Depuis trois ans, élèves, enseignants et artistes exposés par LEBAL participent à l’aventure d’Ersilia. Leurs tests et retours ont accompagné chaque étape de l’évolution du projet. Les élèves de classes de terminale et de brevet Métiers d’art du lycée Hénaff de Bagnolet et leurs professeurs, ont même participé à la conception d’Ersilia. Voilà une plateforme-ressource qui permet de croiser les différents types de savoirs : images, textes, vidéos, sons, liens en accès libre, jeux... Une plateforme collaborative qui permet de partager avec des professionnels invités : artistes, journalistes, éditeurs, écrivains, urbanistes... Une plateforme créative, enfin, qui permet de construire des programmes et de réaliser des projets artistiques : film, publication, webdoc... Pour 2016, année du lancement d’Ersilia, les jeunes ont choisi pour thématique « Image et Territoire ». Ils ont analysé une photographie de Joe Deal Backyard, « Diamond Bar », pour comprendre d’où vient l’invention de la banlieue. Ils ont scruté une carte de Philippe Rekacewicz pour comprendre les enjeux d’un territoire en guerre tel que la Palestine. À partir d’une photographie de Mishka Henner - les parcs d’engraissement de bovins, emblème de la production de masse - ils se sont demandés pourquoi ce que l’on mange influe sur l’endroit où l’on vit. Pour Richard Manière, professeur au lycée Hénaff, Ersilia est un moyen nomade qui tisse des liens fondateurs du savoir des jeunes, en les emmenant vers des œuvres complexes. L’image permet d’éduquer aux grands sujets citoyens. En 2017, le thème sera « Image et Corps ».

« Une tomate en hiver »

Le BAL expose en ce moment les travaux des élèves de la première promotion Ersilia. Le photographe Raymond Depardon, fondateur du BAL, peut en être fier. Citons « Une tomate en hiver » : un webdocumentaire sur la façon de se nourrir dans le 18e arrondissement, réalisé par des jeunes du Lycée Rabelais (Paris 18e) ; « Mon journal du monde » : dix journaux réalisés par les élèves des collèges Voltaire (Asnières-sur-Seine, 92), Ecole de la deuxième chance (Trappes, 78), Albert Samin (Roubaix), René Descartes (Le Havre), Stéphane Mallarmé (Paris 17e) , Marie Curie, Georges Clémenceau, Daniel Mayer, Hector Berlioz, Maurice Utrillo (Paris 18e), Robert Doisneau (Paris 20e) ; le programme « Regards croisés » : 6 films réalisés par 6 écoles primaires (Vicq d'Azir-Paris 10e, Richomme-Paris 18e, Tandou-Paris 19e, Bolivar-Paris 19e, Ramponeau-Paris 20e, Julien Lacroix-Paris 20e) et 6 artistes (Elsa Abderhamani, Enrique Ramírez, Sabine Massenet, Romain Baujard, Catherine Radosa, Pauline Laplace), en complicité avec des centres de loisirs. La palme revient à une étonnante vidéo conspirationniste sur un sujet absurde : « la véritable identité des chats » ou « comment le chat veut agir sur notre comportement », réalisée à coup de vrais mensonges, d’effets spéciaux et d’un bon montage par des élèves de seconde de Bondy. De l’avis d’un des auteurs de la vidéo,les chats n’ont pas gagné, mais il y a quand même eu quelques convaincus sur le Net !.

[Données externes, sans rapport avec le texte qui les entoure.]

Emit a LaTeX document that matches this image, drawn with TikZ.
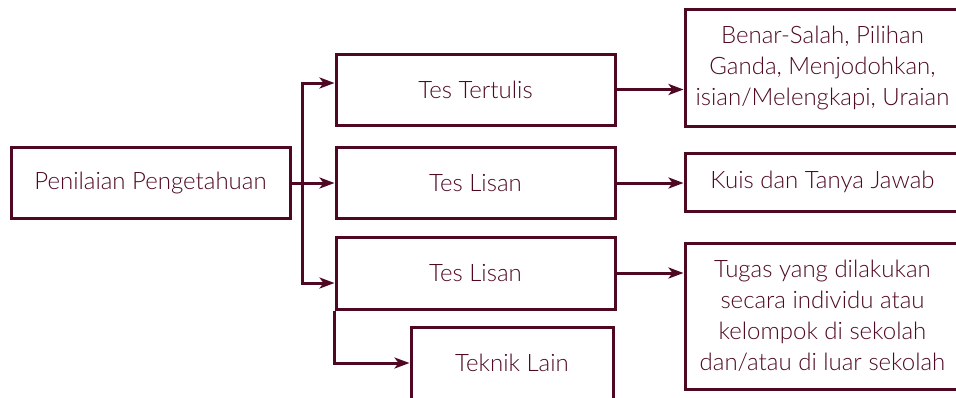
\documentclass[tikz,border=0pt]{standalone}
\usepackage{fontspec}
\setmainfont{Lato Light}
\usepackage{tikz}
\usetikzlibrary{positioning,arrows.meta}
\definecolor{marun}{RGB}{78,8,34}
\tikzstyle{akar}=[draw=marun, fill=white, minimum height = 71pt, minimum width=279pt, line width=3pt, text=marun, inner sep=0pt]
\tikzstyle{tes}=[draw=marun, fill=white, minimum height = 71pt, minimum width=279pt, line width=3pt, text=marun, inner sep=0pt]
\tikzstyle{ket}=[draw=marun, fill=white, minimum width=275pt, line width=3pt, text=marun, align=center, inner sep=0pt]
\tikzstyle{pan}=[draw=marun, line width=3pt, -{Stealth[length=15pt,width=11pt,inset=4pt]}]

\begin{document}
\begin{tikzpicture}[x=1pt,y=-1pt,font=\fontsize{24}{31}\selectfont]
\path[use as bounding box, clip] (0,0) rectangle (956,397);
\fill[white] (0,0) rectangle (956,397);

\node[akar] at (150.5,183) (pen) {Penilaian Pengetahuan};

\node[tes] at (475.5,89.5) (tt) {Tes Tertulis};
\node[tes] at (475.5,183) (tl1) {Tes Lisan};
\node[tes, minimum height = 72pt] at (475.5,273) (tl2) {Tes Lisan};
\node[tes, minimum width=202pt, minimum height = 72pt] at (512,363) (tk) {Teknik Lain};

\node[ket, minimum height = 117pt] at (822.5,67.5) (bs) {Benar-Salah, Pilihan\\Ganda, Menjodohkan,\\isian/Melengkapi, Uraian};
\node[ket, minimum height = 58pt] at (822.5,182) (kt) {Kuis dan Tanya Jawab};
\node[ket, minimum height = 146pt] at (822.5,316) (tg) {Tugas yang dilakukan\\secara individu atau\\kelompok di sekolah\\dan/atau di luar sekolah};

% cabang dari penilaian
\coordinate (fork) at (302,183);
\draw[pan] (pen.east) -- (tl1.west);
\draw[pan] (fork) |- ([yshift=6.5pt]tt.west);
\draw[pan] (fork) |- ([yshift=-10pt]tl2.west);
\draw[pan] (tl2.south west) |- (tk.west);

% ke keterangan
\draw[pan] (tt.east) -- (tt.east -| bs.west);
\draw[pan] (tl1.east) -- (tl1.east -| kt.west);
\draw[pan] (tl2.east) -- (tl2.east -| tg.west);
\end{tikzpicture}
\end{document}
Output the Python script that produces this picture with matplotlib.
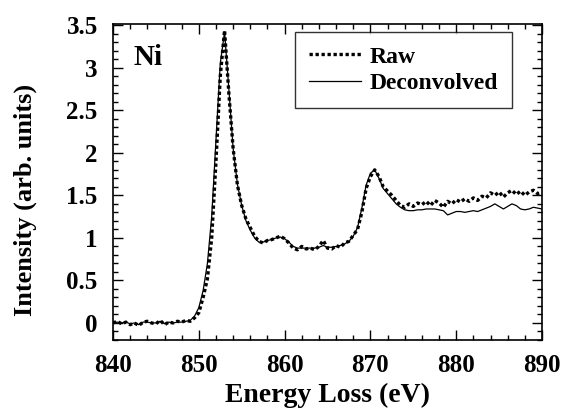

"Aider les jeunes à penser le monde en images"

LE BAL, lieu d’exposition fondé par le photographe Raymond Depardon, développe à travers la Fabrique duRegard, une entité pédagogique très active en faveur du public scolaire. Chaque année, 5 programmes permettent aux jeunes de « penser le monde en images ». Depuis 2008, sont ainsi touchés 16 000 jeunes, 900 enseignants, 300 artistes, 130 écoles, 13 académies.

La plateforme Ersilia est le fruit d’une recherche de 3 ans menée par l’équipe du BAL/La Fabrique du Regard. Le projet a été initié avec la Fondation Evens France et développé grâce au soutien du ministère de l’Éducation Nationale, du ministère de la Culture et de la Communication, de la Fondation Daniel et Nina Carasso, de la Fondation Total, et de la Fondation Vinci pour la Cité.
Ersilia a été distinguée dans le cadre du programme La France s’engage et sera diffusée auprès des enseignants sur l’ensemble du territoire national en partenariat avec le réseau Canopé et la Direction du numérique pour l’éducation.